While he has started the season in vintage form – scooping up a league-high average of 11.5 intercept possessions through the opening two weeks – Vlastuin has turned his attention into helping his younger teammates.
“At the moment I am trying to help a lot of other people as well,” he said.
“Trying to grow the younger boys. I always cop a lot of s**t from the boys for playing as the spare (defender) but I am trying to help the boys learn that.”
NOT ALL THAT BAD
A five-point loss to premiership contenders Carlton last week came after Richmond copped three injuries in the first half.
But that didn’t stop some chatter in the AFL industry that the Tigers should blow it up and start playing the kids.
It doesn’t look so bad to Vlastuin.
“I don’t think we have started that bad. We had a bad quarter-and-a-half against Gold Coast where they kicked 10 goals and apart from that we were probably the better team in the second half,” he said.
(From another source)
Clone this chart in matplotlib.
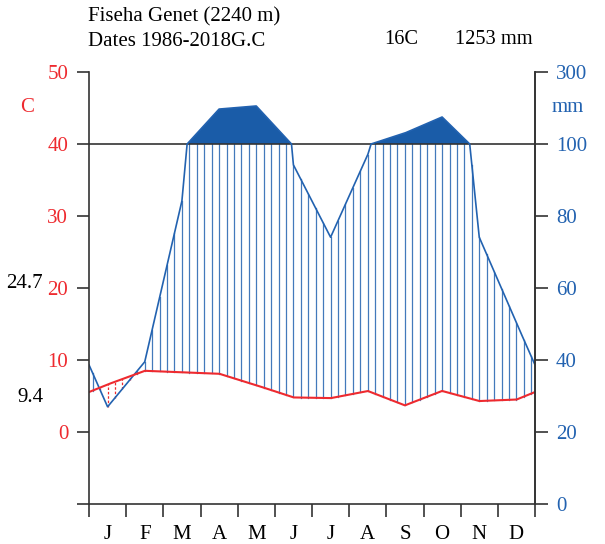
import numpy as np
from matplotlib import pyplot as plt

# Climate data
months = ['J', 'F', 'M', 'A', 'M', 'J', 'J', 'A', 'S', 'O', 'N', 'D']
temp = [6.6, 8.5, 8.3, 8.1, 6.5, 4.8, 4.7, 5.7, 3.7, 5.7, 4.3, 4.5]
prec = [27.0, 39.5, 84.2, 197.0, 205.6, 94.2, 74.1, 97.0, 130.5, 175.0, 74.1, 50.3]

station = 'Fiseha Genet (2240 m)'
period = 'Dates 1986-2018G.C'
mean_temp_label = '16C'
total_prec_label = '1253 mm'
tmax_label = '24.7'
tmin_label = '9.4'

temp_ticks = [-10, 0, 10, 20, 30, 40, 50]
prec_ticks = [0, 20, 40, 60, 80, 100, 300]

RED = '#ee2a2f'
BLUE = '#2262b0'
DARK = '#1a5ca8'
FONT = 'Liberation Serif'

plt.rcParams['font.family'] = FONT


def p2y(p):
    # precipitation (mm) -> temperature axis units
    p = np.asarray(p, dtype=float)
    return np.where(p <= 100, p / 2.0 - 10, 40 + (p - 100) / 20.0)


# month centres plus the wrapped end points
xm = np.arange(12) + 0.5
xs = np.concatenate([[0], xm, [12]])
t_ends = (temp[0] + temp[-1]) / 2
p_ends = (prec[0] + prec[-1]) / 2
ts = np.concatenate([[t_ends], temp, [t_ends]])
ps = np.concatenate([[p_ends], prec, [p_ends]])

xf = np.linspace(0, 12, 2401)
tf = np.interp(xf, xs, ts)
pf = np.interp(xf, xs, ps)
yf = p2y(pf)

fig = plt.figure(figsize=(6.05, 5.44), dpi=100)
ax = fig.add_axes([89 / 605, 40 / 544, 446 / 605, 432 / 544])

# wet months hatching / dry months hatching
xh = np.arange(0.1, 12, 0.2)
th = np.interp(xh, xs, ts)
ph = p2y(np.minimum(np.interp(xh, xs, ps), 100))
for x, t, p in zip(xh, th, ph):
    if p > t:
        ax.plot([x, x], [t, p], color=BLUE, lw=0.9, alpha=0.85)
    else:
        ax.plot([x, x], [p, t], color=RED, lw=0.9, ls=(0, (2, 1.5)))

# very wet part above 100 mm
ax.fill_between(xf, 40, yf, where=pf > 100, color=DARK, lw=0, interpolate=True)

ax.axhline(40, color='#333333', lw=1.2)
ax.plot(xf, yf, color=BLUE, lw=1.2)
ax.plot(xf, tf, color=RED, lw=1.5)

ax.set_xlim(0, 12)
ax.set_ylim(-10, 50)
ax.spines['top'].set_visible(False)
for s in ['left', 'right', 'bottom']:
    ax.spines[s].set_color('#333333')
    ax.spines[s].set_linewidth(1.2)

ax.set_xticks(np.arange(13))
ax.set_xticklabels([])
ax.set_xticks(xm, minor=True)
ax.set_xticklabels(months, minor=True, fontsize=15)
ax.tick_params(axis='x', which='minor', length=0, pad=15)
ax.tick_params(axis='x', which='major', length=9, width=1.2, color='#333333')

ax.set_yticks(temp_ticks)
ax.set_yticklabels([''] + [str(v) for v in temp_ticks[1:]], fontsize=15, color=RED)
ax.tick_params(axis='y', length=9, width=1.2, color='#333333', pad=6)

ax2 = ax.twinx()
ax2.set_ylim(-10, 50)
ax2.set_yticks(p2y(prec_ticks))
ax2.set_yticklabels([str(v) for v in prec_ticks], fontsize=15, color=BLUE)
ax2.tick_params(axis='y', length=9, width=1.2, color='#333333', pad=6)
for s in ['top', 'left', 'bottom']:
    ax2.spines[s].set_visible(False)
ax2.spines['right'].set_color('#333333')
ax2.spines['right'].set_linewidth(1.2)


def ftext(x, y, s, **kw):
    fig.text(x / 605, 1 - y / 544, s, va='center', **kw)


ftext(88, 17, station, fontsize=15)
ftext(88, 42, period, fontsize=15)
ftext(384, 40, mean_temp_label, fontsize=14.7)
ftext(455, 40, total_prec_label, fontsize=14.7)
ftext(27, 108, 'C', fontsize=15, color=RED, ha='center')
ftext(568, 108, 'mm', fontsize=15, color=BLUE, ha='center')
ftext(43, 284, tmax_label, fontsize=15, ha='right')
ftext(43, 398, tmin_label, fontsize=15, ha='right')

fig.savefig('out.png', dpi=100)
“Carlton (in round 1), we had three go down early so I didn’t have a rotation after quarter-time and we were playing against two Coleman medallists with our two key backs on the bench.
“I don’t think we are going as bad as some people say. It is two rounds in, so we will see.”
With a new coach and a 0-2 start came new expectations outside of Punt Road and things changed inside too.
Gone is the big meeting one day a week, as new boss Yze spreads them out.
There were some grumbles about changes brought by the new coach in summer.
“Over pre-season we would do something different and a few of the older boys would be like, ‘f*** this, why are we doing this?’,” Vlastuin said.
“Then it was like, wait, wait, let’s give it some time. We might do it for three weeks and find out we like it, just because we have done it for 10 years this other way under ‘Dimma’ (Hardwick).
“It was about not picking the holes in all the change to what we have always done and try and embrace it.
“I am enjoying it a bit more, a few more meetings but they are spread out over the week.”
Following the legend is never easy and Yze has walked into a tough task replacing Hardwick.
He won the players over by quipping that he was desperate for his first win after the narrow loss to the Blues.
It took Hardwick nine losses before his first victor back in 2010 and Yze is trying to dodge that monkey on Sunday at the MCG when the Tigers host the Power.
“You just want to get that monkey off your back, otherwise it becomes a thing and the media might jump onto it,” Vlastuin said.
“He has been good, it doesn’t seem like he is under pressure because he isn’t.”